— begin Data records —

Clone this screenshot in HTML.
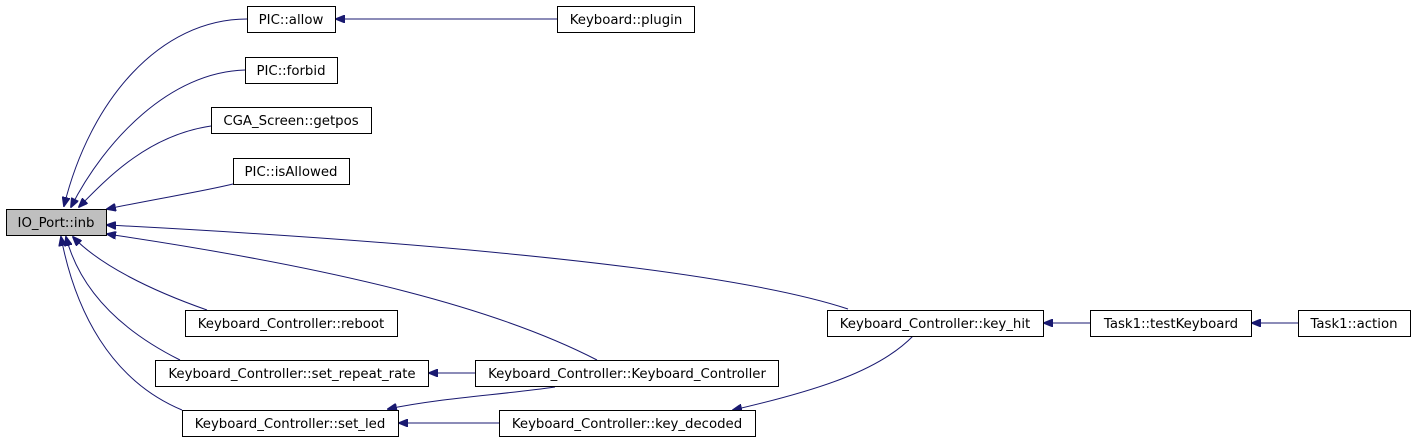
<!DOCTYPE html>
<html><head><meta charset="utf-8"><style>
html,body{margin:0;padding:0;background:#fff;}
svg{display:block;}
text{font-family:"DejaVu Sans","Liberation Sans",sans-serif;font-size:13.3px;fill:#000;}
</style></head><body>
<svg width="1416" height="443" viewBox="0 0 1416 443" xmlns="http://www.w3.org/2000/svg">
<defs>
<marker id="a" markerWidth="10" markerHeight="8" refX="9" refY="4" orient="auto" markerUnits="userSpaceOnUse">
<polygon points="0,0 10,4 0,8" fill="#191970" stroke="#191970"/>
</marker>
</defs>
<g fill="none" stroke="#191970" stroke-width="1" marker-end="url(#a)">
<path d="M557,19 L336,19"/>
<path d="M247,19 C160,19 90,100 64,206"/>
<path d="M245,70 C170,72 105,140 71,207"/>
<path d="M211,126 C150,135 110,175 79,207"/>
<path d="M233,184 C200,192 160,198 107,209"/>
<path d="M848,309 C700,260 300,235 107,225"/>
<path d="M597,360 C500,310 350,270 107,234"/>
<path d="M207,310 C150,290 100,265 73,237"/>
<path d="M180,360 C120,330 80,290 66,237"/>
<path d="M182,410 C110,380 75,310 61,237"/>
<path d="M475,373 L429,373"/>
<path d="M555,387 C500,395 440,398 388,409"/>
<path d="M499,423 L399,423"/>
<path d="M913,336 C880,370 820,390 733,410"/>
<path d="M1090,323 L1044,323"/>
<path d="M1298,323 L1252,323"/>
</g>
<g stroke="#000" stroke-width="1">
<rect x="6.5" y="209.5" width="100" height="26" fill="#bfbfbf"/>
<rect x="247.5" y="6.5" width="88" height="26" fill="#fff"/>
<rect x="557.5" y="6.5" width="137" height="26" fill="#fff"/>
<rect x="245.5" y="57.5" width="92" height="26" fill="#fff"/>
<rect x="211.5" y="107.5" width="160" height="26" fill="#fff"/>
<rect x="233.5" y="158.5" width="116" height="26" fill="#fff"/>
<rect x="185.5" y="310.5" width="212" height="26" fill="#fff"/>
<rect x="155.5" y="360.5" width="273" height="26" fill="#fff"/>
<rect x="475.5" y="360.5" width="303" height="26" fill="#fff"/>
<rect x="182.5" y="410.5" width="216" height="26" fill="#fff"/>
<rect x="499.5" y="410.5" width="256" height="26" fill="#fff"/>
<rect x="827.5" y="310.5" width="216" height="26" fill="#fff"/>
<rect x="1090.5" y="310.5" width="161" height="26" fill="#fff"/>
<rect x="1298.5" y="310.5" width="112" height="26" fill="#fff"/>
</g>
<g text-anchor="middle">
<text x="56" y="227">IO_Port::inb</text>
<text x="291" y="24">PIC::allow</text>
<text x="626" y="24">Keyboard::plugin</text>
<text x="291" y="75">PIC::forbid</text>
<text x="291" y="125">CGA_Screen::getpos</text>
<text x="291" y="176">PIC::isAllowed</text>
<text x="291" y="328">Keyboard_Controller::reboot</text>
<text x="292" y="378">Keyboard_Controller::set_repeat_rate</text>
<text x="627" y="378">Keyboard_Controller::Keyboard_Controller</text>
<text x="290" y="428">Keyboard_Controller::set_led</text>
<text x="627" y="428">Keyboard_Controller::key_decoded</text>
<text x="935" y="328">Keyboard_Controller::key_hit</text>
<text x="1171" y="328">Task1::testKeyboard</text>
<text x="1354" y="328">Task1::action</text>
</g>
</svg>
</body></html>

— end Data records —
— begin Data records —

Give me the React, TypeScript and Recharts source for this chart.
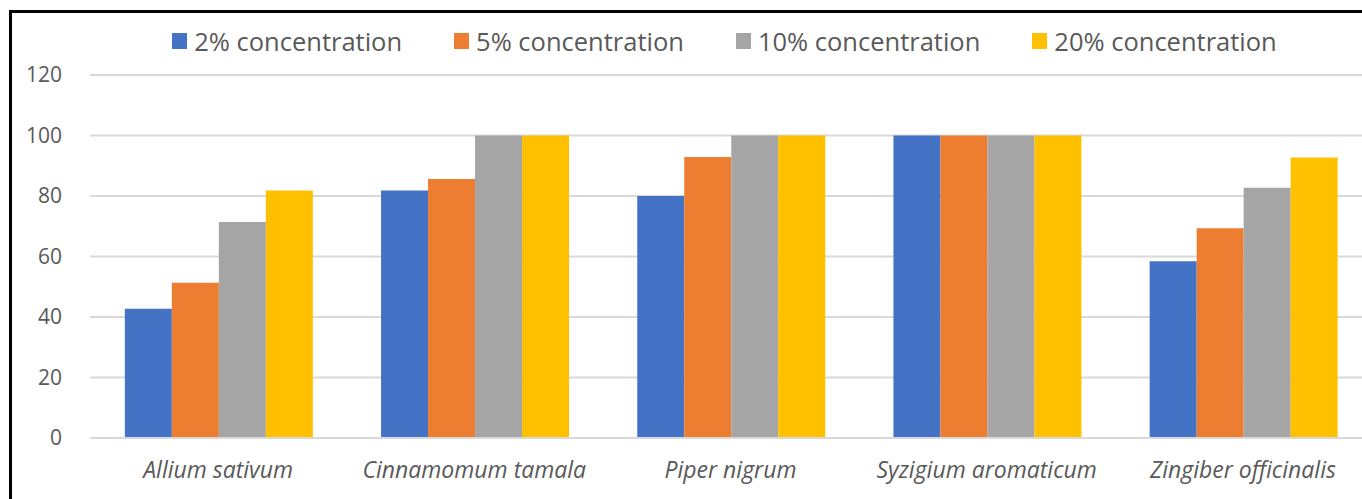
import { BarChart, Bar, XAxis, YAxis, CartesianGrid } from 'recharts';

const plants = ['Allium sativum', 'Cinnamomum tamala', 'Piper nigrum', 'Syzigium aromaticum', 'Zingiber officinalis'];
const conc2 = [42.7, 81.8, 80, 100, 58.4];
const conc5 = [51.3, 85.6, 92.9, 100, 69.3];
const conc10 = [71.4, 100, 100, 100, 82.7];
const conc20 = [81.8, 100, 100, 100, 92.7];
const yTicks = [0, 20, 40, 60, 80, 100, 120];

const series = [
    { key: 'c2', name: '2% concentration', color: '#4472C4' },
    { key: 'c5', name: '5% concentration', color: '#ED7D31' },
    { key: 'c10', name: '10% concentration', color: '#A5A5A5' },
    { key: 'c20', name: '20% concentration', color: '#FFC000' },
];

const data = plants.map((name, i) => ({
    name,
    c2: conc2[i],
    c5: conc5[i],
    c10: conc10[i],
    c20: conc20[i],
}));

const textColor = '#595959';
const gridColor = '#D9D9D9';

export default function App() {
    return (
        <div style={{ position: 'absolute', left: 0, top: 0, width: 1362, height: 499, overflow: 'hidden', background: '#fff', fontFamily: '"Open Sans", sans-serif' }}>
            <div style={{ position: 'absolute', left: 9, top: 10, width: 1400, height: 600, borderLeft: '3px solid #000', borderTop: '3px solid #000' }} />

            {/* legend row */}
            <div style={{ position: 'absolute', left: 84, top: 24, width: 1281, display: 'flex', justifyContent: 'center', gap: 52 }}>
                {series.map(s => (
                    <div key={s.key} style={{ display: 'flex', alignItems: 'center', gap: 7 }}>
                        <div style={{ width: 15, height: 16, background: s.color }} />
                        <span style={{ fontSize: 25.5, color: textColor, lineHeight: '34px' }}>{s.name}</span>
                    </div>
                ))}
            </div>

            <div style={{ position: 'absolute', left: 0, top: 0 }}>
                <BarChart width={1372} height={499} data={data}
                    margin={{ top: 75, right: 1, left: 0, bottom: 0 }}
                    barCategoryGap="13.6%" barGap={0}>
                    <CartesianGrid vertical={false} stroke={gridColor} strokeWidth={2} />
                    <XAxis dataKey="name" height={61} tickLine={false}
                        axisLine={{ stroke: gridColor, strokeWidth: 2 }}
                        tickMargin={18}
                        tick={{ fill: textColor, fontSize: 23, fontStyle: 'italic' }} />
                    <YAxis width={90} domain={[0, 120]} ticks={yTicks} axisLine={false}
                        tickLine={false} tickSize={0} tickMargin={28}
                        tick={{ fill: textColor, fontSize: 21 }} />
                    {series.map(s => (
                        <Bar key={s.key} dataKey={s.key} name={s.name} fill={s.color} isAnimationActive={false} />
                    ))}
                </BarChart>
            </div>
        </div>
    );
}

— end Data records —
— begin Data records —

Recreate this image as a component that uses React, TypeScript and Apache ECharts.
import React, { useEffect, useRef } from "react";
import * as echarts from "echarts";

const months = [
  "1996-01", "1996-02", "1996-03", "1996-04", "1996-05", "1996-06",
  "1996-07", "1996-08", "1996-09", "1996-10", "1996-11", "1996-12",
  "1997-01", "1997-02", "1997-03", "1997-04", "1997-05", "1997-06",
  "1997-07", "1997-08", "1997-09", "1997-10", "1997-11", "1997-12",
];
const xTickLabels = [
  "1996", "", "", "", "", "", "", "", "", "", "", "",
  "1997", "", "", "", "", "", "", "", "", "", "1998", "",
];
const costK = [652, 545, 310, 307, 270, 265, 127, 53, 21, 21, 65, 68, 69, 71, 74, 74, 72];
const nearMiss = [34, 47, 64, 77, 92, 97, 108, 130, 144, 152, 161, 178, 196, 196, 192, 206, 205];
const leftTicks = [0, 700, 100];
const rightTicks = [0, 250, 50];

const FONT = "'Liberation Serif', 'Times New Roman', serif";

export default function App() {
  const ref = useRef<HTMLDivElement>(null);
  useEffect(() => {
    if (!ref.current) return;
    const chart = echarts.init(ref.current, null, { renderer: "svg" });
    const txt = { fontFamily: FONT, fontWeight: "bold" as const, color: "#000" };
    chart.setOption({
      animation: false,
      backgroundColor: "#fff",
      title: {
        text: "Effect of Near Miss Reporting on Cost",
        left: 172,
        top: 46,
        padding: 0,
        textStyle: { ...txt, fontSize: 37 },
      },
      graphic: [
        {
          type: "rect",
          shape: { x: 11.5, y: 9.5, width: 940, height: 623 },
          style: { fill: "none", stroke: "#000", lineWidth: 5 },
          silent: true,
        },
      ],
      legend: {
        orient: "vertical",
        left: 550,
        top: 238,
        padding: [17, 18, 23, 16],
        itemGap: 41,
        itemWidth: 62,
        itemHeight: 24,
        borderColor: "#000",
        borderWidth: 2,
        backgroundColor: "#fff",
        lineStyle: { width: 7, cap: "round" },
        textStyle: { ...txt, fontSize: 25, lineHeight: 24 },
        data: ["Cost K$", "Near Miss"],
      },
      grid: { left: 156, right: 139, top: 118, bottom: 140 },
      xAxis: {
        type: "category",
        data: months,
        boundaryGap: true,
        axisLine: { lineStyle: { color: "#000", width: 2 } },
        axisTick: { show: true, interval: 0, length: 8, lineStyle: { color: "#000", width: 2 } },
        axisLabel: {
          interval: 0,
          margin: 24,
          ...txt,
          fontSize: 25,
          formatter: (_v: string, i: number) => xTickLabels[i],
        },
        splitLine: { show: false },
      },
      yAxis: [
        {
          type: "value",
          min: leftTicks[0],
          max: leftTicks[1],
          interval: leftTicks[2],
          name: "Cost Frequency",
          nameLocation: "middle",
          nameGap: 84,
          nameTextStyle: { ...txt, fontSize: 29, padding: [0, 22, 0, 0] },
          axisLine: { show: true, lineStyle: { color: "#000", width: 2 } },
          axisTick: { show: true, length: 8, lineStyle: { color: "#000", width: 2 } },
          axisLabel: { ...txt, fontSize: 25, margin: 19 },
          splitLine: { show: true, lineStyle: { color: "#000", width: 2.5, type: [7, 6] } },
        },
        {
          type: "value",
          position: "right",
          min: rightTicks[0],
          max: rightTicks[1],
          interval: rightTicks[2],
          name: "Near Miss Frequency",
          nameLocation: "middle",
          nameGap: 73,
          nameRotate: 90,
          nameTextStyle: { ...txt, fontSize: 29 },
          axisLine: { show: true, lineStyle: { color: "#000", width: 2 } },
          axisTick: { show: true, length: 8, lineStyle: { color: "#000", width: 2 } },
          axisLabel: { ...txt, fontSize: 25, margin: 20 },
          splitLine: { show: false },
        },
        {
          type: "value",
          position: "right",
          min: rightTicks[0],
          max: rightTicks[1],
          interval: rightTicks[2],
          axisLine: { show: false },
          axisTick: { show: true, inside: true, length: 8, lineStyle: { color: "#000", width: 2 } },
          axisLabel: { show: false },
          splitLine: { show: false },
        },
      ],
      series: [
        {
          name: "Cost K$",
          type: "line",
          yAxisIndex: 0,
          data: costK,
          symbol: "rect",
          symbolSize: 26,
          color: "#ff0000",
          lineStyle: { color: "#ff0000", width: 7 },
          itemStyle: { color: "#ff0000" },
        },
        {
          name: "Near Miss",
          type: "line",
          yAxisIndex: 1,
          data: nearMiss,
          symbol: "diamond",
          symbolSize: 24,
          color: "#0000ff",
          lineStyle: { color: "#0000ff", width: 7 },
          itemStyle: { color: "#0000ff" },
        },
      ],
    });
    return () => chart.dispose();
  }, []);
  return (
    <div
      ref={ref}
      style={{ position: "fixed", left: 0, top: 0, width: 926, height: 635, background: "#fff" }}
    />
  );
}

— end Data records —

Look above for the line with "Give me the" and the line with "XAxis, YAxis, CartesianGrid", then copy exactly the lines from the first through the second, both kept, with no pictures.

Give me the React, TypeScript and Recharts source for this chart.
import { BarChart, Bar, XAxis, YAxis, CartesianGrid } from 'recharts';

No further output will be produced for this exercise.